Приводятся стихи: «Скоро кровью людской и медвежьей будет мыться советская тайга…», и Лева признает, да, это он сочинил, а вот что замышлял покушение на Жданова, отверг:
— Мне, историку, известно, что теракты никогда не приносили пользу или эффект. Поэтому я не мог быть сторонником террористического акта и не был им.
Подобные же заявления сделали и друзья Левы по несчастью.
— Я должен был это подписать, чтобы избавить себя от давления и воздействия следователя, очень больно отражавшихся на моем здоровье, — несколько витиевато, но вполне понятно выразился Тадик Шумовский.
Потом все получили последнее слово.
— До сих пор я не знаю, за что арестован, — сказал Гумилев. — Я как образованный человек понимаю, что всякое ослабление советской власти может привести к интервенции со стороны оголтелого фашизма, который душит науку и, конечно, как человек науки был и являюсь противником фашизма и, следовательно, не контрреволюционер. Прошу суд это учесть.
Ерехович:
— Я старался посвятить свою жизнь любимому делу — истории. Я надеюсь, что, поскольку я не вел антисоветской работы, каково бы ни было решение суда, я сумею доказать, что смогу дать родине то, что я хотел дать.
Шумовский говорил пространнее, но в том же духе:
— Даже мысль о терроре для меня была и остается дикой и неприемлемой…
Суд удалился на совещание, и вот приговор: Гумилеву — десять лет исправительно-трудовых лагерей, остальным — по восемь.
Еще слава богу, что не «десять лет без права переписки», что, как известно, означало расстрел!
В воронке, когда их возвращали в Кресты, Тадик спросил:
— Лева, а почему ты их не поправил, ведь у тебя в стихах — «святая», а не «советская» тайга?
— А ну их всех! — И помолчав: — Я все-таки сын Гумилева… и дворянин.
Вскоре столыпинский вагон с зарешеченными окошками уносил друзей на Беломорканал. Историкам предстояло не изучать, а делать историю — в качестве подконвойных лесорубов. И, как знать, может быть, и оборвалась бы их жизнь где-нибудь в студеном глухом лесу возле Медвежьегорска, где они расчищали путь для будущего канала. Но замысел судьбы был другой.
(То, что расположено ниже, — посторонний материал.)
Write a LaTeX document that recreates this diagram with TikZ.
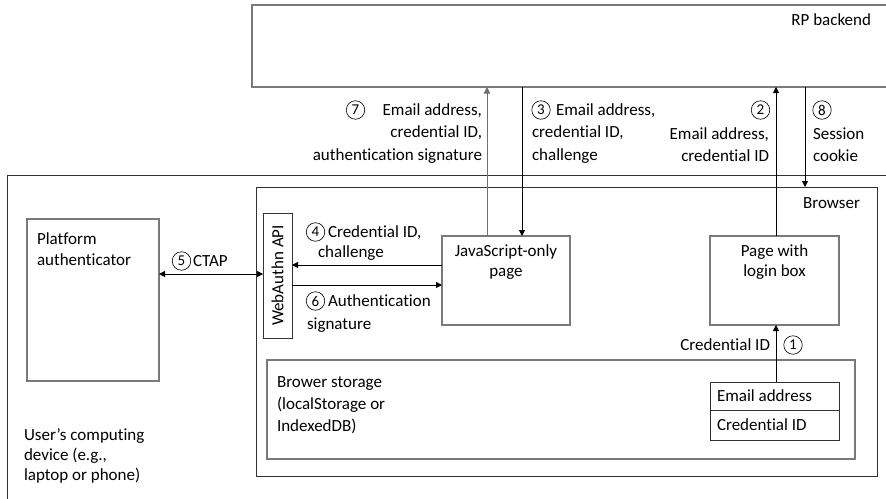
\documentclass[tikz,border=0pt]{standalone}
\usepackage{fontspec}
\setmainfont{Carlito}[Ligatures={NoCommon}]
\usetikzlibrary{arrows.meta}
\definecolor{boxgray}{HTML}{7A7A7A}
\definecolor{dark}{HTML}{333333}
\begin{document}
\begin{tikzpicture}[x=1pt,y=-1pt,
  every node/.style={font=\fontsize{17}{22}\selectfont, inner sep=0pt, outer sep=0pt},
  gbox/.style={draw=boxgray, line width=1.1pt, anchor=north west},
  dbox/.style={draw=dark, line width=0.9pt, anchor=north west},
  cnum/.style={circle, draw=black, line width=0.6pt, minimum size=18.5pt, font=\fontsize{15}{15}\selectfont},
  arr/.style={draw=black, line width=0.8pt, -{Triangle[length=6pt,width=6pt]}},
  garr/.style={draw=dark!70!white, line width=0.9pt, -{Triangle[length=6.5pt,width=6.5pt]}},
  darr/.style={draw=black, line width=0.8pt, {Triangle[length=6pt,width=6pt]}-{Triangle[length=6pt,width=6pt]}}
]
\useasboundingbox (0,0) rectangle (886,498);
% boxes
\node[gbox, minimum width=640pt, minimum height=82pt] (rp) at (252,5) {};
\node[dbox, minimum width=900pt, minimum height=340pt] (dev) at (7,175) {};
\node[dbox, minimum width=621pt, minimum height=289pt] (browser) at (256,187) {};
\node[gbox, minimum width=132pt, minimum height=162pt] (plat) at (27,219) {};
\node[dbox, minimum width=29pt, minimum height=125pt] (wa) at (263,213) {};
\node[gbox, minimum width=128pt, minimum height=89pt] (js) at (442,236) {};
\node[gbox, minimum width=129pt, minimum height=89pt] (login) at (710,236) {};
\node[gbox, minimum width=588pt, minimum height=99pt] (store) at (267,360) {};
\node[dbox, minimum width=129pt, minimum height=28pt] (email) at (710,382) {};
\node[dbox, minimum width=129pt, minimum height=30pt] (cred) at (710,410) {};
% box texts
\node[anchor=east] (rptxt) at (871,20) {RP backend};
\node[anchor=east] (brtxt) at (860,203) {Browser};
\node[anchor=north west, align=left, font=\fontsize{17}{21}\selectfont] (pltxt) at (37,232.5) {Platform\\authenticator};
\node[anchor=north west, align=left, font=\fontsize{17}{20}\selectfont] (devtxt) at (24,428.5) {User’s computing\\device (e.g.,\\laptop or phone)};
\node[anchor=north west, align=left] (sttxt) at (277,376.5) {Brower storage\\(localStorage or\\IndexedDB)};
\node[anchor=north, align=center, font=\fontsize{17}{20}\selectfont] (jstxt) at (506,244.5) {JavaScript-only\\page};
\node[anchor=north, align=center, font=\fontsize{17}{20}\selectfont] (lgtxt) at (774.5,244.5) {Page with\\login box};
\node[rotate=90] (watxt) at (wa.center) {WebAuthn API};
\node[anchor=west] (emtxt) at (717,396) {Email address};
\node[anchor=west] (crtxt) at (717,425) {Credential ID};
% connector x/y positions
\coordinate (x7) at (487,0);
\coordinate (x3) at (522,0);
\coordinate (x2) at (776,0);
\coordinate (x8) at (805,0);
\coordinate (y4) at (0,265);
\coordinate (y6) at (0,285);
\coordinate (y5) at (0,274);
% connectors
\draw[garr] (js.north -| x7) -- (rp.south -| x7);
\draw[arr] (rp.south -| x3) -- (js.north -| x3);
\draw[arr] (login.north -| x2) -- (rp.south -| x2);
\draw[arr] (rp.south -| x8) -- (browser.north -| x8);
\draw[arr] (email.north -| x2) -- (login.south -| x2);
\draw[arr] (js.west |- y4) -- (wa.east |- y4);
\draw[arr] (wa.east |- y6) -- (js.west |- y6);
\draw[darr] (plat.east |- y5) -- (wa.west |- y5);
% labels
\node[cnum] (c7) at (355.5,110) {7};
\node[anchor=north east, align=right, font=\fontsize{17}{22.5}\selectfont] (l7) at (482,103.5) {Email address,\\credential ID,\\authentication signature};
\node[cnum] (c3) at (541,110) {3};
\node[anchor=north west, align=left, font=\fontsize{17}{22.5}\selectfont] (l3) at (532,103.5) {\hspace*{24pt}Email address,\\credential ID,\\challenge};
\node[cnum] (c2) at (760.5,110) {2};
\node[anchor=north east, align=right] (l2) at (769,127.5) {Email address,\\credential ID};
\node[cnum] (c8) at (822,110) {8};
\node[anchor=north west, align=left] (l8) at (813,127.5) {Session\\cookie};
\node[cnum] (c4) at (315.5,232) {4};
\node[anchor=north west, align=left, font=\fontsize{17}{20}\selectfont] (l4) at (307,225.5) {\hspace*{21pt}Credential ID,\\\hspace*{11pt}challenge};
\node[cnum] (c5) at (181.5,261) {5};
\node[anchor=west] (l5) at (193,261) {CTAP};
\node[cnum] (c6) at (315.5,301) {6};
\node[anchor=north west, align=left, font=\fontsize{17}{23}\selectfont] (l6) at (307,294.5) {\hspace*{21pt}Authentication\\signature};
\node[anchor=east] (l1) at (770,345) {Credential ID};
\node[cnum] (c1) at (793,345) {1};
\end{tikzpicture}
\end{document}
17 ноября Военная коллегия Верховного суда отменила приговор Военного трибунала и направила дело на переследствие. И снова крик: «На этап!» — только в обратную сторону, в Ленинград. Лев Гумилев радовался напрасно, он не знал, что приговор ему отменили потому, что сочли слишком мягким и теперь хотят припаять пункт 17-й 58-й статьи — «террор», то есть возвращают на расстрел.
Но — судьба играет человеком! — пока его возили туда и обратно, грянула другая важная новость — звезда наркома НКВД Ежова закатилась, кровавого карлика сменил Берия: дела пересматривают, многих отпускают, на допросах перестали бить. Воскресла надежда: значит, Сталин прозрел, увидел, что творится, увидел и исправит, наведет порядок.
Едва Лева снова оказался в ленинградской тюрьме, он поспешил через старых зэков послать весточку на волю — маме. И вскоре получил передачу. Появился шанс — если не освободиться, то хотя бы выжить.
Я, кажется, сделал открытие
Да, и в этот раз Ахматова кинулась с прошением к Сталину, к кому же еще — он один мог спасти ее Левушку. Письмо не сохранилось или еще томится где-то в секретных архивах. Лидия Корнеевна Чуковская, которая как раз с этого времени сблизилась с Ахматовой и стала ее Эккерманом до конца жизни, запомнила только одну фразу из письма, со слов Анны Андреевны: «Все мы живем для будущего, и я не хочу, чтобы на мне осталось такое грязное пятно». Имелось в виду одно из обвинений Леве — будто бы мать подговаривала его убить Жданова и отомстить за расстрелянного отца.
Никаких видимых последствий обращение к вождю не имело. И это еще вопрос, как могло повлиять опальное имя Ахматовой на участь сына. По его мнению, мать тогда думала, что вынесенный приговор — просто судебная ошибка. «Она не могла первоначально предположить, как низко пало правосудие. Следователи и судьи по существу превратились в политических марионеток, своеобразных фальшивомонетчиков, фабрикующих если не поддельные купюры, то фальшивые показания, обвинения, приговоры. Мамино письмо, если оно и дошло до Сталина, было оставлено без внимания».
Правда, в феврале 1939-го на приеме в честь писателей-орденоносцев Сталин вдруг вспомнил об Ахматовой — уж не из-за ее ли письма? И будто бы спросил:
— Что дэлаэт манахыня?
Так об этом рассказывала сама Ахматова.